I had a hell of a time figuring out EXACTLY how to do bottle conditioning. A quick infominute-Bottle conditioning is a process where beer has yeast added into the beer after its initial fermentation, right before its bottled. While in the bottle, it goes into a secondary fermentation. Usually the beer is filtered first to get rid of the older, or in the case of high-alcohol-beers, worn out yeast. Since the Snow Devil (my Duvel clone) comes in at 8.5% it qualifies as a high-alcohol beer. Why would you do this? It adds complexity due to different yeast flavors (if you choose to use flavorful yeasts, which I will not be doing), helps in carbonating a beer if your yeasties are worn out, and a smoother flavor profile if given enough time
The info available was there, kind of, but it took a lot of work to get through. So where does one start? I started here. It was a pretty good outline, but it didn't quite cover my circumstances. I wanted to use dry-yeast and pitch a slurry, for a Belgian beer. Why a slurry? Well according to pretty much everybody, like in this book, Palmer, and the manufacturer of the yeast S-23, they say to rehydrate your yeast. Otherwise, you could lose anywhere from 40-60% Click those links and you can figure out how to do that first. I spent some time getting that ready. Then I had to decide exactly how much yeast I wanted to pitch. Too little and your carbonation may not be optimal, too much and you get much more yeast in there...which can affect flavor quite perceptibly. The Northern Brewer sheet suggests 1-3 million cells per ml for belgian beers, or 20-60 billion per 5 gallons, which I was bottling. That's kind of a big swing, so I just went for somewhere in the middle. I also didn't have a vessel to measure out 15ml of slurry and needed more because of my Belgian style, so I had to work around that by going bigger. Let's get to what I actually did do:
I found how to get 10x the weight of my dry yeasties-400 ml of water- Northern Brewer sheet said 1/4tsp dry yeast to 100 ml of water...times four. So I boiled the hell out of a pot of water that would let me end up with more than 400ml. I boiled about 2 quarts for 15 minutes or so. Not sure if that's "sterile" or not, but its close enough. Once that cooled to just above room temp, I dumped 400ml into a sanitized pyrex container. Then I sanitized the shit out of the package and scissors, then combined it into the water. I forgot to stir the water before adding the yeast, per the S-23 website. I ended up with a little island of yeast after 15 minutes. So I used a sanitized spoon to combine the whole slurry and let it sit some more. After about 10 minutes, I reswirled, then added 75 ml of slurry to my bottling bucket with my priming sugar. Why 75 ml? Well... I did some deep-mental-digging math to stumble upon that number. My reasoning: If 400ml of water with an 11.5 gram package of properly rehydrated dry yeast gets you 230 billion cells (according to the NB sheet), then 40 ml will get you 23 billion cells. That wasn't quite enough since my beer is a nice and high alcohol beer, again, according to people who know more than me, I should add more yeast than a typical beer because of the gravity, and also because of the low temp that I was bottling-this beer came straight from the fridge. Anyways, I ended up guessing I needed 43 billion cells, or 75 ml of slurry. Jamil's Yeast publication stated that it should be anywhere from 10-20x less than your primary fermentation pitch, so there I was. Unfortunately it lacked a nice-comprehensive chart for every beer style known. How dare they?!

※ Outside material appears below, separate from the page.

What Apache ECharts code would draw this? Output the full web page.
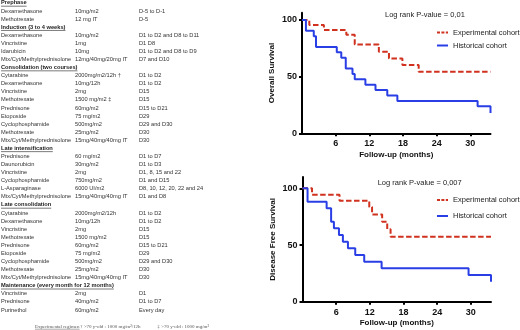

As far as the amount of time to let it condition in its secondary fermentation...well I don't know. I think Duvel does a month or two then sends it out. Dupont does 40-80 days. Me...well...I think I'll try it at 3 weeks and see, then let it sit. Since this particular beer is super carbed AND it is bottle conditioned it needs to be cold as a witch's titty (approximately 38F or so) for at least a couple of days to let some of that yeast settle. You also don't have to empty the bottle completely. Ideally, for any beer except hefeweizen or wit beer, you chill it for a while, then pour it without disturbing the yeast layer at the bottom. The beer may be so good that you want to get every drop out, but it will be for the better that you don't. There you have it. That was my bottle conditioning story.